» ROWS
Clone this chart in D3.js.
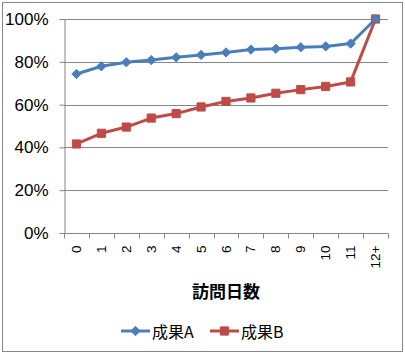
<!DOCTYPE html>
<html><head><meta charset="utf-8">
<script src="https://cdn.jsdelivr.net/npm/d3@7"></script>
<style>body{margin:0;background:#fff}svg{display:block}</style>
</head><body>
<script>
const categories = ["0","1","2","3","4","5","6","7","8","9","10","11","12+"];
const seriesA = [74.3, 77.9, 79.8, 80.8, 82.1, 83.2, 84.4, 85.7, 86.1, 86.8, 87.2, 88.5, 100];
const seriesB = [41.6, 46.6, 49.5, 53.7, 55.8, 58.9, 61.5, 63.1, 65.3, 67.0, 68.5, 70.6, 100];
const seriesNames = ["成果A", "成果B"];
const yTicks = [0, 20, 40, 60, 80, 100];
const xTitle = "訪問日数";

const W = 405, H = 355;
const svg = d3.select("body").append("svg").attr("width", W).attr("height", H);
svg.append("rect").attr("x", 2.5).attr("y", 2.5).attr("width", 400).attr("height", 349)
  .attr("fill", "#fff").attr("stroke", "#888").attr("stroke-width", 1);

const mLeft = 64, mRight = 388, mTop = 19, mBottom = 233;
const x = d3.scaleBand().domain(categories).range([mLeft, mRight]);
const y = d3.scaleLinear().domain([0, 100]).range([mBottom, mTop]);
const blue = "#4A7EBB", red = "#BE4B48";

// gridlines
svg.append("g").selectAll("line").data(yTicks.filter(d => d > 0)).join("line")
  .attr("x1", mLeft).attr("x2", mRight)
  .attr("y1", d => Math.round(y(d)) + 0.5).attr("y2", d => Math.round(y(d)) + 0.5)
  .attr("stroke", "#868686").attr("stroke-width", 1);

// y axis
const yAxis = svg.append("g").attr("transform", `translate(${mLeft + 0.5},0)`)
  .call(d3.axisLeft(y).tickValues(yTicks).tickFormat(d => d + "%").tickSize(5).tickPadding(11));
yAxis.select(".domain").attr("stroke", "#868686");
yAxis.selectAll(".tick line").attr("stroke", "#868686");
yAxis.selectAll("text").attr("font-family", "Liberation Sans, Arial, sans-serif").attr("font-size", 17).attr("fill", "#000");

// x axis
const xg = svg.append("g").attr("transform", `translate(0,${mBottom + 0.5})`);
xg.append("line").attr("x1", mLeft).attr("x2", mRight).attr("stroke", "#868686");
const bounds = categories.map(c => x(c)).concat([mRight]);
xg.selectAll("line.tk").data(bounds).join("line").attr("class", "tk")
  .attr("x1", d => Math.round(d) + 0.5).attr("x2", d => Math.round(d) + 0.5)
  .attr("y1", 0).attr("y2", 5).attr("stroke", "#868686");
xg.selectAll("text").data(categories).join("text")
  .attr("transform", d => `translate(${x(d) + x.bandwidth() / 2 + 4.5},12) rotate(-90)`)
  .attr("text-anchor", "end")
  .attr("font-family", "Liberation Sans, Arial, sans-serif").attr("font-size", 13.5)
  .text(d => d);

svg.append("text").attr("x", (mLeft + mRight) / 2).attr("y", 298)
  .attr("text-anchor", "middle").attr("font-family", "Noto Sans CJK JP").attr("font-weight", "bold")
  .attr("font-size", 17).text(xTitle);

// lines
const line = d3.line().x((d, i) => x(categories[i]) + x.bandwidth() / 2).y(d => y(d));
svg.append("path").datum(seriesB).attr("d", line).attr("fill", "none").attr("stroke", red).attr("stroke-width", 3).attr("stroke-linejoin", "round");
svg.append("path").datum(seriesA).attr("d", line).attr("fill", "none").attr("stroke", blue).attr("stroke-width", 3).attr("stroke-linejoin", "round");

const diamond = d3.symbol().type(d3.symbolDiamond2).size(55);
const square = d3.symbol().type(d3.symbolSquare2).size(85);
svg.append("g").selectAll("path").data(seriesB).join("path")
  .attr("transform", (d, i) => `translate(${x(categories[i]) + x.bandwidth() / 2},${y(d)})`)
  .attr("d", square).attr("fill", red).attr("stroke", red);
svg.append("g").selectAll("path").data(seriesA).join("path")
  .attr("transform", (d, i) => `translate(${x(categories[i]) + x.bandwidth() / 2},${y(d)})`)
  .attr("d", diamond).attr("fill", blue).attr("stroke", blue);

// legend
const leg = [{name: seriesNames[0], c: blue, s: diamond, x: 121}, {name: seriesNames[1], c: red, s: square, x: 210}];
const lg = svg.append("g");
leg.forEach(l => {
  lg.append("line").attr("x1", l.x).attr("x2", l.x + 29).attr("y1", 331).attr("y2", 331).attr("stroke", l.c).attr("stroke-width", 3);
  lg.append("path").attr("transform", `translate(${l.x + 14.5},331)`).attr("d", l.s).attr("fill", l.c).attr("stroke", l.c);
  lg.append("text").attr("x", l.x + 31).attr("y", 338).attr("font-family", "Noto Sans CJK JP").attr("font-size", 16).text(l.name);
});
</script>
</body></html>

==

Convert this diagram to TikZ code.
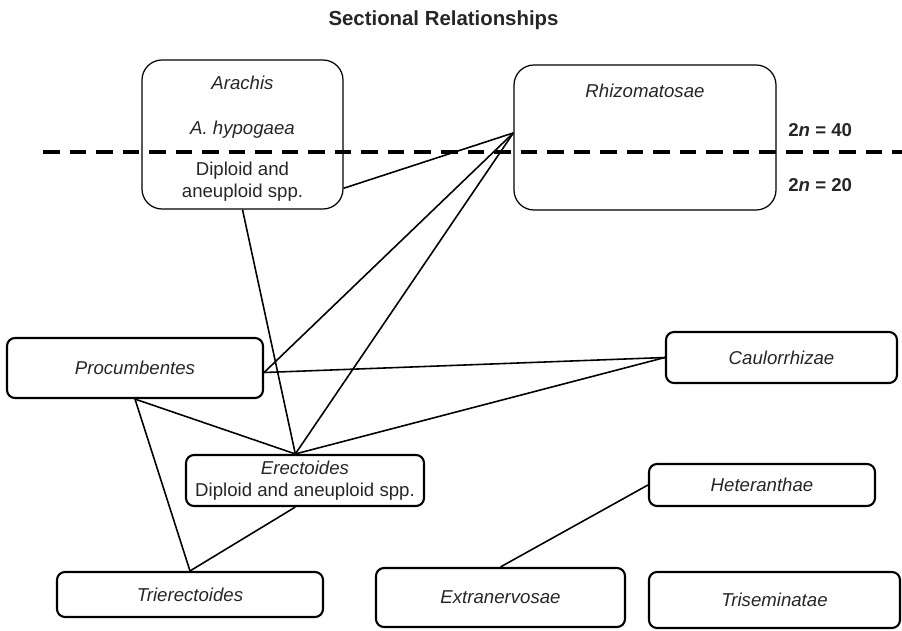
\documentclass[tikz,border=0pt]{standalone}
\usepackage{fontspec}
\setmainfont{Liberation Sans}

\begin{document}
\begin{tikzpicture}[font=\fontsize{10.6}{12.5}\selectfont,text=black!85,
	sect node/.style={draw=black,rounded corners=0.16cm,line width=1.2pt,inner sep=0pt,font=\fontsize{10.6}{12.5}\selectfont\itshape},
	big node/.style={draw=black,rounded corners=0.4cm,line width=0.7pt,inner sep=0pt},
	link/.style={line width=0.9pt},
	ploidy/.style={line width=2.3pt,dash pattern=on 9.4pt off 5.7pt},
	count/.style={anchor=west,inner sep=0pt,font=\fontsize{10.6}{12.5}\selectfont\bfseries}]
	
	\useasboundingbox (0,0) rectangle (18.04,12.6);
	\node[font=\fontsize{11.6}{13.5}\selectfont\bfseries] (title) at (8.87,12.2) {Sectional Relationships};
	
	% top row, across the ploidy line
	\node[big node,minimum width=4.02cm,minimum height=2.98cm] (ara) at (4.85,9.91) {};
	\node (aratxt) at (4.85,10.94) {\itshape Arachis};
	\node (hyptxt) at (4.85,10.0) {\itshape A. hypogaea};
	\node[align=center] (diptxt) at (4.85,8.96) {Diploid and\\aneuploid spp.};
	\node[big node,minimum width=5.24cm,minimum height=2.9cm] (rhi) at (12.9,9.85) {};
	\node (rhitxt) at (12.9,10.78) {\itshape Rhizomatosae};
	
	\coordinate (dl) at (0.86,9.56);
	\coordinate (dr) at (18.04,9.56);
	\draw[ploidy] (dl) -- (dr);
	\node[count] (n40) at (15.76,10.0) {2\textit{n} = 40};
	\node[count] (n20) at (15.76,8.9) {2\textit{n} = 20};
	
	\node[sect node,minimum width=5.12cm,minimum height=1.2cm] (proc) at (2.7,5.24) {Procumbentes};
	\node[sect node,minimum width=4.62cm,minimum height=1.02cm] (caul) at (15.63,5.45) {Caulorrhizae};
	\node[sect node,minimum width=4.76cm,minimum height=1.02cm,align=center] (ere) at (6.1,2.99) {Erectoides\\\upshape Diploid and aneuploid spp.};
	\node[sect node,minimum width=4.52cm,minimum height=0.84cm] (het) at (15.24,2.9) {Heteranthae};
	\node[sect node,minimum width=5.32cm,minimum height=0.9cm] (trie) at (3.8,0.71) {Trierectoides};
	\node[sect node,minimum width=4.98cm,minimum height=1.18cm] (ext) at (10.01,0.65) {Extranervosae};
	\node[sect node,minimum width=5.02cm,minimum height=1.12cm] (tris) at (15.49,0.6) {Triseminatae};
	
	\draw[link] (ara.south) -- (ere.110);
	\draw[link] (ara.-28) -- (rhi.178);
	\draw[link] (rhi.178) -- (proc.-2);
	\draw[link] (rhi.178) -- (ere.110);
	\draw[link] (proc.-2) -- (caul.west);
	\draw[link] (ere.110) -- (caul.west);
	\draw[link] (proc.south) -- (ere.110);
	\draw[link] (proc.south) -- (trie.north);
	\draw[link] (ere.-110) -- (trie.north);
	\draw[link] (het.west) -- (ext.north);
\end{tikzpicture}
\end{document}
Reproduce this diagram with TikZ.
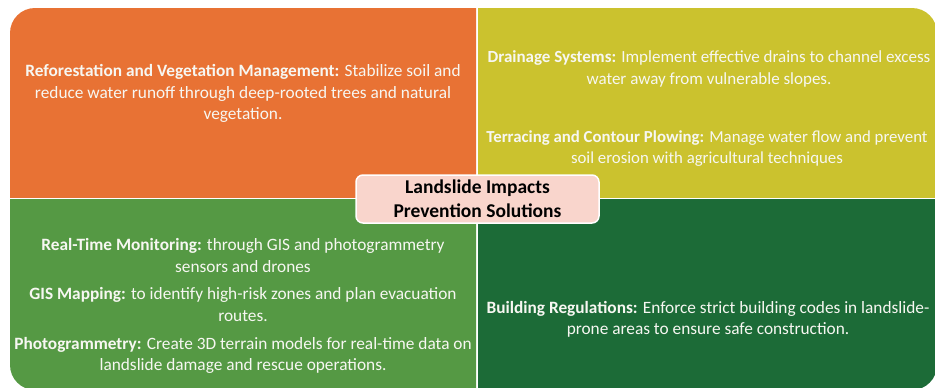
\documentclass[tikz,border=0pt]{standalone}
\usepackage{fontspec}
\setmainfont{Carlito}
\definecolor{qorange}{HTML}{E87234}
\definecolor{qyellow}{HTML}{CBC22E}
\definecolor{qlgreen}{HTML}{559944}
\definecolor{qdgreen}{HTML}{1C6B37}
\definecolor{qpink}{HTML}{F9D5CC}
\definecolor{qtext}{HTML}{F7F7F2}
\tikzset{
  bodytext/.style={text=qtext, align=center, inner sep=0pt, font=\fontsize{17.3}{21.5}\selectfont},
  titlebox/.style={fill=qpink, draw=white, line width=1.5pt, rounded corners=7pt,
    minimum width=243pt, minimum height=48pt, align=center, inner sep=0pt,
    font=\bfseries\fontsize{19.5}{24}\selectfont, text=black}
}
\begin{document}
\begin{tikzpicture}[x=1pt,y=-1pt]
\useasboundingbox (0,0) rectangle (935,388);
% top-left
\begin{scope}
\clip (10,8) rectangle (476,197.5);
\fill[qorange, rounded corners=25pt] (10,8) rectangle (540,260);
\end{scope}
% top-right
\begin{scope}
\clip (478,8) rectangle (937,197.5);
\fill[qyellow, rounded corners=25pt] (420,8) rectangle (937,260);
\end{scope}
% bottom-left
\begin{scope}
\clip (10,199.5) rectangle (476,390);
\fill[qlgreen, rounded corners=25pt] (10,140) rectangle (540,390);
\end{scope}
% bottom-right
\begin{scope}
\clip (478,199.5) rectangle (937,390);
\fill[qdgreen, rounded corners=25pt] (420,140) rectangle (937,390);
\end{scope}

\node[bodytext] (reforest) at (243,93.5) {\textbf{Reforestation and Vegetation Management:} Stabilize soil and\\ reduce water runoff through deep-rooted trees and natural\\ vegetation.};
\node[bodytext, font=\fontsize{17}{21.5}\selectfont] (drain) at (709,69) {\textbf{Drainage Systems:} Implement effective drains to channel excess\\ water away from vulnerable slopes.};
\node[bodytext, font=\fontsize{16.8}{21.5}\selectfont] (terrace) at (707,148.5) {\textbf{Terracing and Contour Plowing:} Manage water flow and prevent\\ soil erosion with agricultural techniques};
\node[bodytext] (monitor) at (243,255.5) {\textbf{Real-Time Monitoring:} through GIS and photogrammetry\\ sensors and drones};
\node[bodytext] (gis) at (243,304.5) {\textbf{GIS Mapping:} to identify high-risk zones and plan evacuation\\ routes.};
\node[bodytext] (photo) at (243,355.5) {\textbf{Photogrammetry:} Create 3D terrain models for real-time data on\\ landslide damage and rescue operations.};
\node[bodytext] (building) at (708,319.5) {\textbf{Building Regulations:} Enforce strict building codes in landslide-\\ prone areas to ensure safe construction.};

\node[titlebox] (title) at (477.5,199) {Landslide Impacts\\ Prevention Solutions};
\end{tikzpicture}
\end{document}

» OBJECTIVE
Your copy should hold only the lines from the one containing "Convert this diagram to TikZ code." through the one containing "(title) at (8.87,12.2)", word for word, with no pictures.

» TASK SOLUTION
Convert this diagram to TikZ code.
\documentclass[tikz,border=0pt]{standalone}
\usepackage{fontspec}
\setmainfont{Liberation Sans}

\begin{document}
\begin{tikzpicture}[font=\fontsize{10.6}{12.5}\selectfont,text=black!85,
	sect node/.style={draw=black,rounded corners=0.16cm,line width=1.2pt,inner sep=0pt,font=\fontsize{10.6}{12.5}\selectfont\itshape},
	big node/.style={draw=black,rounded corners=0.4cm,line width=0.7pt,inner sep=0pt},
	link/.style={line width=0.9pt},
	ploidy/.style={line width=2.3pt,dash pattern=on 9.4pt off 5.7pt},
	count/.style={anchor=west,inner sep=0pt,font=\fontsize{10.6}{12.5}\selectfont\bfseries}]
	
	\useasboundingbox (0,0) rectangle (18.04,12.6);
	\node[font=\fontsize{11.6}{13.5}\selectfont\bfseries] (title) at (8.87,12.2) {Sectional Relationships};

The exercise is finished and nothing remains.